Time is just the tip of the iceberg when deciding what house price to settle for compared to the distance to the office. There is also productivity to consider as well as how much money commuting will cost you over your working life.
This is what economists in the Bloomberg article Extreme Commuting call "the commuting paradox."
'Most people travel long distances with the idea that they'll accept the burden for something better, be it a house, salary, or school. They presume the trade-off is worth the agony. But studies show that commuters are on average much less satisfied with their lives than non-commuters. A commuter who travels one hour, one way, would have to make 40% more than his current salary to be as fully satisfied with his life as a non-commuter,' say economists Bruno S. Frey and Alois Stutzer of the University of Zurich's Institute for Empirical Research in Economics.
The rational solution is clear: live closer to where you work. However, in the current housing market, this is out of reach for most people who work in a capital city. The solution is to strike the right balance, where the cost of your commute in relation to money, time, sleep and stress does not outweigh the savings made by living further out of town.
It is often hard to calculate this before you buy and it's important to remember traffic always changes as suburbs develop over time.
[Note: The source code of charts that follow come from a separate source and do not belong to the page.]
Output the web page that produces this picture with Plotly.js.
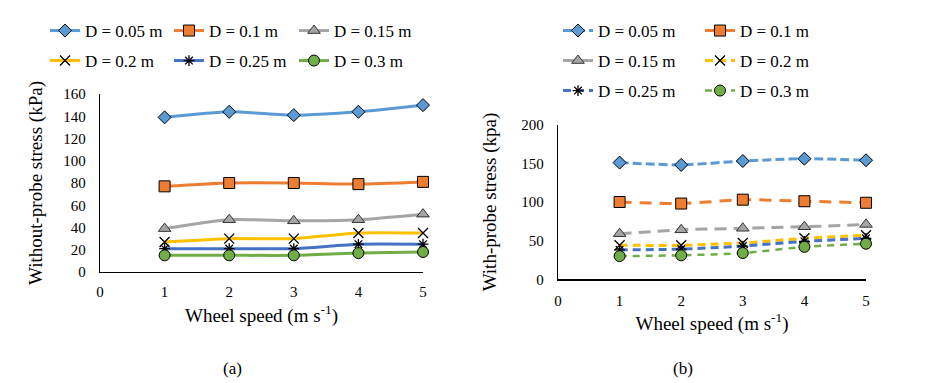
<!DOCTYPE html>
<html><head><meta charset="utf-8">
<script src="https://cdn.plot.ly/plotly-3.0.1.min.js"></script>
<style>
html,body{margin:0;padding:0;background:#fff}
</style>
</head><body><div id="chart" style="width:931px;height:383px"></div>
<script>
// ---- data ----
const wheelSpeed = [1, 2, 3, 4, 5];
const seriesNames = ['D = 0.05 m', 'D = 0.1 m', 'D = 0.15 m', 'D = 0.2 m', 'D = 0.25 m', 'D = 0.3 m'];
// (a) without-probe stress (kPa)
const without_D005 = [139, 144, 141, 144, 150];
const without_D010 = [77, 80, 80, 79, 81];
const without_D015 = [39, 47, 46, 47, 52];
const without_D020 = [27, 30, 30, 35, 35];
const without_D025 = [21, 21, 21, 25, 25];
const without_D030 = [15, 15, 15, 17, 18];
// (b) with-probe stress (kpa)
const with_D005 = [151, 148, 153, 156, 154];
const with_D010 = [100, 98, 103, 101, 99];
const with_D015 = [59, 64, 66, 68, 71];
const with_D020 = [44, 44, 47, 53, 57];
const with_D025 = [38, 39, 43, 49, 53];
const with_D030 = [30, 31, 34, 42, 46];
const xTicks = [0, 1, 2, 3, 4, 5];

// ---- styles ----
const colors = ['#5B9BD5', '#ED7D31', '#A5A5A5', '#FFC000', '#4472C4', '#70AD47'];
const symbols = ['diamond', 'square', 'triangle-up', 'x-thin-open', 'asterisk-open', 'circle'];
const mSizes = [10, 11, 11, 10, 9, 11];
const dashes = ['9px,4px', '12px,8px', '12px,7px', '8px,5px', '8px,5px', '7px,6px'];
const W = 931, H = 383;
const font = 'Liberation Serif, Times New Roman, serif';

// legend slot positions (left edge px, centre y px)
const legA = [[45, 31], [169, 31], [294, 31], [45, 61], [169, 61], [294, 61]];
const legB = [[558, 31], [700, 31], [558, 61], [700, 61], [558, 91], [700, 91]];

function marker(i) {
  const open = i === 3 || i === 4;
  return {
    symbol: symbols[i], size: mSizes[i],
    color: open ? '#000' : colors[i],
    line: {color: open ? '#000' : (i === 2 ? '#333' : '#000'), width: open ? 1.3 : 1}
  };
}
function legName(n) { return n === 1 ? 'legend' : 'legend' + n; }

const withoutData = [without_D005, without_D010, without_D015, without_D020, without_D025, without_D030];
const withData = [with_D005, with_D010, with_D015, with_D020, with_D025, with_D030];
const traces = [];
withoutData.forEach((ys, i) => {
  traces.push({
    x: wheelSpeed, y: ys, name: seriesNames[i], type: 'scatter', mode: 'lines+markers',
    xaxis: 'x', yaxis: 'y', cliponaxis: false, legend: legName(i + 1),
    line: {color: colors[i], width: 3, shape: 'spline', smoothing: 0.6},
    marker: marker(i)
  });
});
withData.forEach((ys, i) => {
  traces.push({
    x: wheelSpeed, y: ys, name: seriesNames[i], type: 'scatter', mode: 'lines+markers',
    xaxis: 'x2', yaxis: 'y2', cliponaxis: false, legend: legName(i + 7),
    line: {color: colors[i], width: i === 5 ? 2.5 : 3, dash: dashes[i], shape: 'spline', smoothing: 0.6},
    marker: marker(i)
  });
});

function leg(p) {
  return {
    xref: 'container', yref: 'container', x: p[0] / W, y: 1 - p[1] / H,
    xanchor: 'left', yanchor: 'middle', orientation: 'h',
    bgcolor: 'rgba(0,0,0,0)', font: {family: font, size: 17, color: '#000'}
  };
}

const axBase = {
  showgrid: false, zeroline: false, showline: true, linecolor: '#000', linewidth: 1.2,
  ticks: '', tickfont: {family: font, size: 15, color: '#000'}, automargin: false, fixedrange: true
};
const titleFont = {family: font, size: 19, color: '#000'};

const layout = {
  width: W, height: H, margin: {l: 0, r: 0, t: 0, b: 0, autoexpand: false},
  paper_bgcolor: '#fff', plot_bgcolor: 'rgba(0,0,0,0)',
  font: {family: font, color: '#000'},
  showlegend: true,
  xaxis: Object.assign({}, axBase, {
    domain: [100 / W, 423 / W], range: [0, 5], tickvals: xTicks, ticklabelstandoff: 6,
    anchor: 'y',
    title: {text: 'Wheel speed (m s<sup>-1</sup>)', font: titleFont, standoff: 9}
  }),
  yaxis: Object.assign({}, axBase, {
    domain: [1 - 272 / H, 1 - 94 / H], range: [0, 160], dtick: 20, ticklabelstandoff: 10,
    anchor: 'x',
    title: {text: 'Without-probe stress (kPa)', font: titleFont, standoff: 15}
  }),
  xaxis2: Object.assign({}, axBase, {
    domain: [558 / W, 866 / W], range: [0, 5], tickvals: xTicks, ticklabelstandoff: 7,
    anchor: 'y2',
    title: {text: 'Wheel speed (m s<sup>-1</sup>)', font: titleFont, standoff: 9}
  }),
  yaxis2: Object.assign({}, axBase, {
    domain: [1 - 279.3 / H, 1 - 124.7 / H], range: [0, 200], dtick: 50, ticklabelstandoff: 10,
    anchor: 'x2',
    title: {text: 'With-probe stress (kpa)', font: titleFont, standoff: 19}
  }),
  annotations: [
    {text: '(a)', xref: 'paper', yref: 'paper', x: 232 / W, y: 1 - 368 / H, showarrow: false,
     font: {family: font, size: 17, color: '#000'}, xanchor: 'center', yanchor: 'middle'},
    {text: '(b)', xref: 'paper', yref: 'paper', x: 683 / W, y: 1 - 368 / H, showarrow: false,
     font: {family: font, size: 17, color: '#000'}, xanchor: 'center', yanchor: 'middle'}
  ]
};
legA.forEach((p, i) => { layout[legName(i + 1)] = leg(p); });
legB.forEach((p, i) => { layout[legName(i + 7)] = leg(p); });

Plotly.newPlot('chart', traces, layout, {staticPlot: true, displayModeBar: false});
</script></body></html>
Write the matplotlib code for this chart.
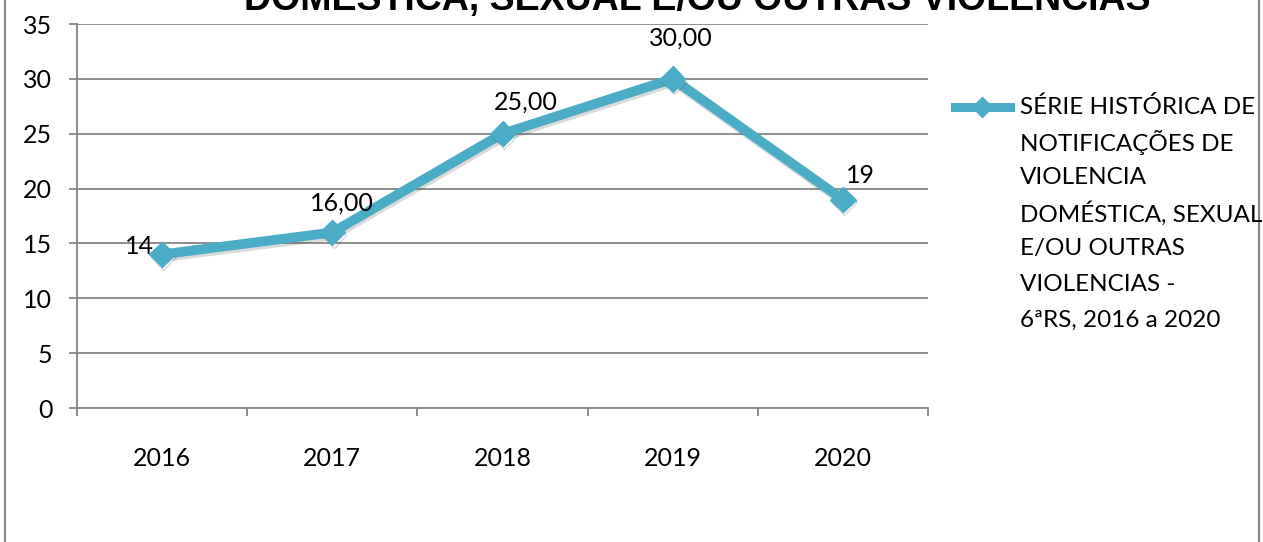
import matplotlib.pyplot as plt
import matplotlib.patheffects as pe
from matplotlib.lines import Line2D

# dados
anos = ["2016", "2017", "2018", "2019", "2020"]
notificacoes = [14, 16, 25, 30, 19]
rotulos = ["14", "16,00", "25,00", "30,00", "19"]
serie = ["SÉRIE HISTÓRICA DE", "NOTIFICAÇÕES DE", "VIOLENCIA",
         "DOMÉSTICA, SEXUAL", "E/OU OUTRAS", "VIOLENCIAS -", "6ªRS, 2016 a 2020"]
titulo = ("SÉRIE HISTÓRICA DE NOTIFICAÇÕES DE VIOLENCIA\n"
          "DOMÉSTICA, SEXUAL E/OU OUTRAS VIOLENCIAS")

# deslocamento dos rotulos (pixels)
desloc = [(-8, 8), (10, 29), (23, 32), (8, 41), (18, 24)]
alin = ["right", "center", "center", "center", "center"]

plt.rcParams['font.family'] = ['Lato', 'DejaVu Sans']
cor = '#4BACC6'
cinza = '#868686'
W, H = 1263, 542

fig = plt.figure(figsize=(W / 100, H / 100), dpi=100)
ax = fig.add_axes([77 / W, 1 - 408 / H, (928 - 77) / W, (408 - 24) / H])

x = list(range(len(anos)))
ax.plot(x, notificacoes, color=cor, lw=7, marker='D', ms=13,
        path_effects=[pe.SimpleLineShadow(offset=(1, -2), shadow_color='#333333', alpha=0.18),
                      pe.Normal()], zorder=3)

for i in range(len(x)):
    ax.annotate(rotulos[i], (x[i], notificacoes[i]), xytext=desloc[i],
                textcoords='offset pixels', ha=alin[i], va='center',
                fontsize=18, color='black')

ax.set_xlim(-0.5, 4.5)
ax.set_ylim(0, 35)
ax.set_yticks(range(0, 36, 5))
ax.set_xticks(x)
ax.set_xticklabels(anos)
ax.set_xticks([i - 0.5 for i in range(len(anos) + 1)], minor=True)
ax.yaxis.grid(True, color=cinza, lw=1.3)
ax.set_axisbelow(True)
for s in ['top', 'right']:
    ax.spines[s].set_visible(False)
for s in ['left', 'bottom']:
    ax.spines[s].set_color(cinza)
    ax.spines[s].set_linewidth(1.3)
ax.tick_params(axis='y', length=5.8, width=1.3, color=cinza, pad=12, labelsize=18)
ax.tick_params(axis='x', which='major', length=0, pad=28, labelsize=18)
ax.tick_params(axis='x', which='minor', length=5.8, width=1.3, color=cinza)

# titulo cortado no topo
fig.text(697 / W, 1 - 10 / H, titulo, ha='center', va='baseline',
         fontsize=27, fontweight='heavy', family='Liberation Sans', linespacing=1.1)

# legenda
ly = 1 - 107 / H
fig.add_artist(Line2D([955 / W, 1010 / W], [ly, ly], color=cor, lw=6.5))
fig.add_artist(Line2D([982 / W], [ly], color=cor, marker='D', ms=10, lw=0))
for k, linha in enumerate(serie):
    fig.text(1020 / W, 1 - (107 + 35.5 * k) / H, linha, ha='left', va='center',
             fontsize=17.5)

# moldura
fig.add_artist(Line2D([5 / W, 5 / W], [0, 1], color=cinza, lw=1.5))
fig.add_artist(Line2D([1259 / W, 1259 / W], [0, 1], color=cinza, lw=1.5))

plt.savefig('out.png', dpi=100)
In the last 10 years alone, Sydney's peak hour has more than doubled in the evening time. This has led to radio stations having to re-schedule station programs this year to match the demand of workers who's journey in the car home surpasses the traditional 'drive' shows which finished before 6 pm.
Public transport access to work is a big benefit, as it means the hours lost on the way to work can be filled with somewhat productive or leisure activities. Driving to work will incur expenses for fuel, car upkeep, parking and time lost driving yourself.
It is predicted that families who are commuting for more than two hours every day in Australia may be loosing up to $60 000 per annum in productivity and transport costs.
Comparing the price of your new home or rental property with distance to your work is a very difficult scale to balance. The best approach is to do as much research as possible.
You could take an old-fashioned route and wake up at the crack of dawn, drive to the property and park there. You can then undertake the commute to work as if you lived in the new property. This one is difficult, especially if you are moving interstate. Another way you can test the waters is to join an online community like Nabo. Just select your new suburb and get in contact with your new neighbours who might work in the city and commute too.
Starting conversations with neighbours is a great way to learn out more about a new property before you place a bid or sign a contract. They may even give you more than just commuting insights into the area.